We will first show that $\bigcup E_k=\bigcup I_k$ by proving $\bigcup E_k\subseteq \bigcup I_k$ and $\bigcup I_k\subseteq\bigcup E_k$. (Whenever I leave out the sub- and superscripts, such as in the previous sentence, I mean to take the full range of indices, e.g. $\bigcup E_k$ stands for $\bigcup_{i=1}^{N}E_k$ in case we consider finitely many indices, or $\bigcup_{i=1}^\infty E_k$ in case we consider infinitely many)
[edit: I've included a part at the bottom showing that the sets $E_k$ are disjoint]
Let's do the easy direction first. If $x\in \bigcup E_k$, then $x\in E_i$ for some $i$. By how $E_i$ is defined, then $x\in I_i$ as well, and therefore $x\in \bigcup I_k$. Hence $\bigcup E_k\subseteq \bigcup I_k$.

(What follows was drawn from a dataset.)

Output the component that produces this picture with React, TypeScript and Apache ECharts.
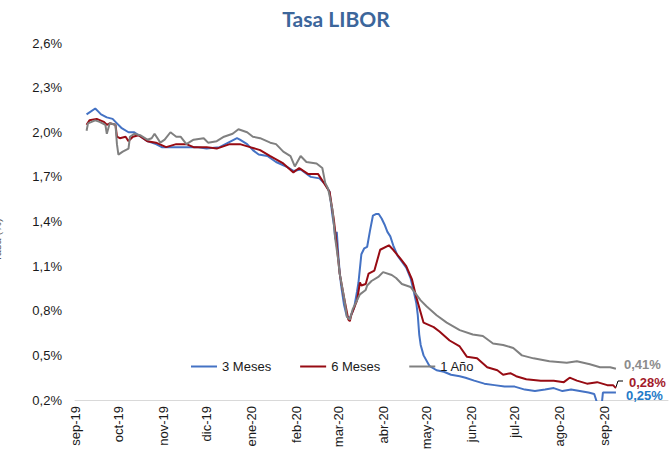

Now let's do the other direction. Suppose that $x\in \bigcup I_k$, then once again there is some $i$ such that $x\in I_i$, but naturally it may be possible that there are multiple $i$ for which this holds, since the sets $I_k$ do not have to be disjoint.
Let $X\subseteq\Bbb N$ be the set of natural numbers such that $x\in I_k$ if and only if $k\in X$. Since every subset of the natural numbers is well-ordered, $X$ contains a least element, let's call it $i\in X$. Then $x\in I_i$, but for any $j<i$ we see that $x\notin I_j$ (otherwise $j$ would be in $X$, contradicting the minimality of $i$).
So, since $x\notin I_j$ for any $j<i$, also $x\notin \bigcup_{j=1}^{i-1} I_j $. Hence $x\in I_i\setminus \bigcup_{j=1}^{i-1} I_j=E_i$. This shows that $\bigcup I_k\subseteq \bigcup E_k$.
What is left, is to show that the $E_k$ are disjoint from each other. Suppose $i\neq j$ are natural numbers, then $i<j$ or $j<i$. Let's assume the first, that $i<j$.
If $E_i\cap E_j\neq \varnothing$, then there is some $x$ such that both $x\in E_i=I_i\setminus \bigcup_{k=1}^{i-1} I_k$ and $x\in E_j=I_j\setminus \bigcup_{k=1}^{j-1}I_k$.
So $x\in I_i$ in particular. But since $i<j$, also $x\in \bigcup_{k=1}^{j-1}I_k=I_1\cup I_2\cup\cdots \cup I_i\cup\cdots I_{j-1}$. Which means that $x\notin E_j$, since $E_j$ is just $I_j$ without the elements from $\bigcup_{k=1}^{j-1}I_k$.